Sunday, March 18, 2012

Chapter 4 - Ethical and Social Issues in Information Systems


Ethics is defined as the principles of right and wrong that individuals, acting as free moral agents, use to make choices to guide their behaviors.  Ethical issues have become more prominent because of the evolution of information systems.  Ethical, social, and political issues are closely connected in an information society.  When one area is disturbed it causes an effect on the other two areas.  These issues raised by information systems center around five moral dimensions:  information rights and obligations, property rights and obligations, accountability and control, system quality, and quality of life.

Responsibility, accountability, and liability are the basic concepts that form the foundation of an ethical analysis of information systems.  In order to analyze a potential ethical situation, the following five-step process is helpful.  First the facts must be clearly identified and described.  Next the issue should be defined and the higher-order values involved identified.  Third the stakeholders must be identified.  Then the options that can be reasonable taken are identified.  Last identify potential consequences of one’s options. 

Once the analysis of the possible ethical situation is complete, several specific principles for conduct can be used to guide in the ethical decision.  These include the Golden Rule, Immanuel Kant’s Categorical Imperative, Descartes’ rule of change, the Utilitarian Principle, the Risk Aversion Principle, and the ethical “no free lunch” rule. 

Several privacy laws have been developed over the years to protect individuals and firms who use information systems.  The Privacy Act of 1974 has been the most important because it regulates the federal government’s collection, use, and disclosure of information.  Other federal privacy laws have been put in place to handle areas such as credit reporting, education, financial records, newspaper records, and electronic communications.  Most U.S. federal laws apply only to the federal government.  Fair Information Practices (FIP) was set forth to govern the collection and use of information about individuals and forms the basis of most U.S. and European privacy laws. 

The use of the Internet has opened up a challenge to protect an individual’s privacy.  As computer users access information, it is sent over many networks before reaching its final destination.  Each network it passes through is capable of monitoring, capturing, and storing communications that pass through it.  Due to the weak or lack of privacy protection policies, individuals are not always informed on their use of the user’s personal information.  Cookies, web beacons, and spyware are types of information that can be secretly put onto one’s computer to track their browsing activity. 

New technologies are now available to protect user privacy during Web use.  They are used for encrypting e-mail and making surfing activities appear anonymous, for preventing computers from accepting cookies, and for detecting and eliminating spyware.  One such tool is the Platform for Privacy Preferences which is used to enable automatic communication of privacy policies between a Web site and its visitors. 
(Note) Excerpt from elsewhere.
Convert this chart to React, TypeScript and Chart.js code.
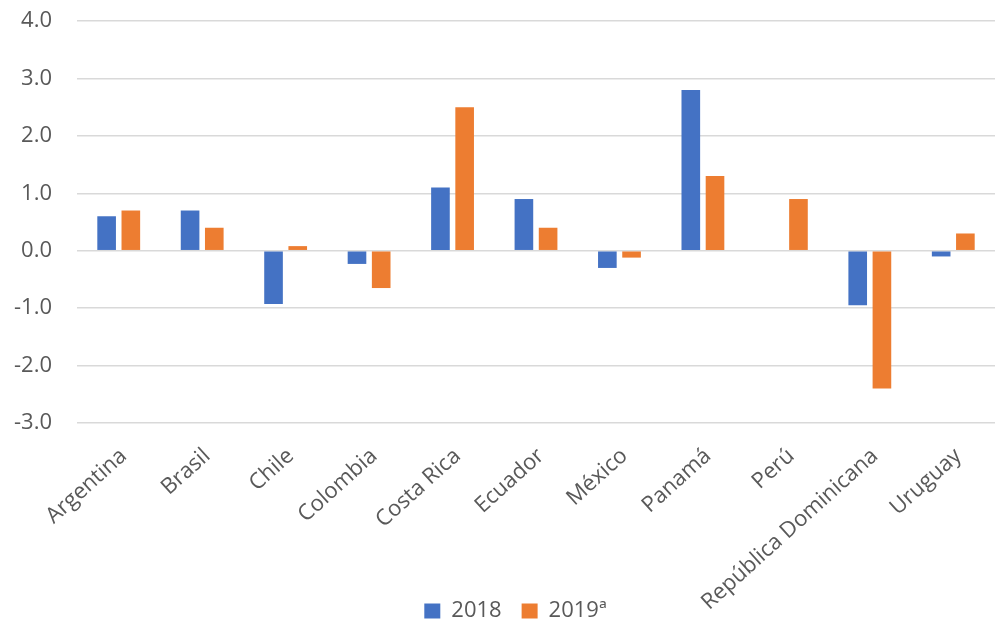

Another challenge faced by Internet users is the existing laws and social practices that protect private intellectual property.  This is due to the ease of copying or distributing computerized information on networks.  Trade secret laws protect the actual ideas in a work product.  Copyright protects the creators of intellectual property from having their work copied by others for any purpose for a minimum of 70 years.  Patents grant the owner an exclusive monopoly on the ideas behind an invention for 20 years.  The rise of the use of the Internet and other electronic networks has made it more difficult to protect intellectual property.

Information technologies are also challenging existing liability laws and social practices for holding individuals and institutions accountable.  In addition, computer errors can cause serious harm to individuals and organizations.  Poor data quality is also to blame for disruptions and losses for businesses.  

Although information technologies hold many benefits to the quality of life of individuals, they also hold many challenges.  Negative social consequences can be extremely harmful to individuals, societies, and political institutions.  Some of the negative consequences include the balancing power between centralizing and decentralizing computing and decision making; reduced response time to competition due to the more efficient global marketplace; maintaining boundaries between family, work, and leisure; dependability on information systems and vulnerability if they fail; increase in computer crime and abuse; loss of jobs; the increase of racial and social class split; and the increase of health risks, such as repetitive stress injury, computer vision syndrome, and technostress.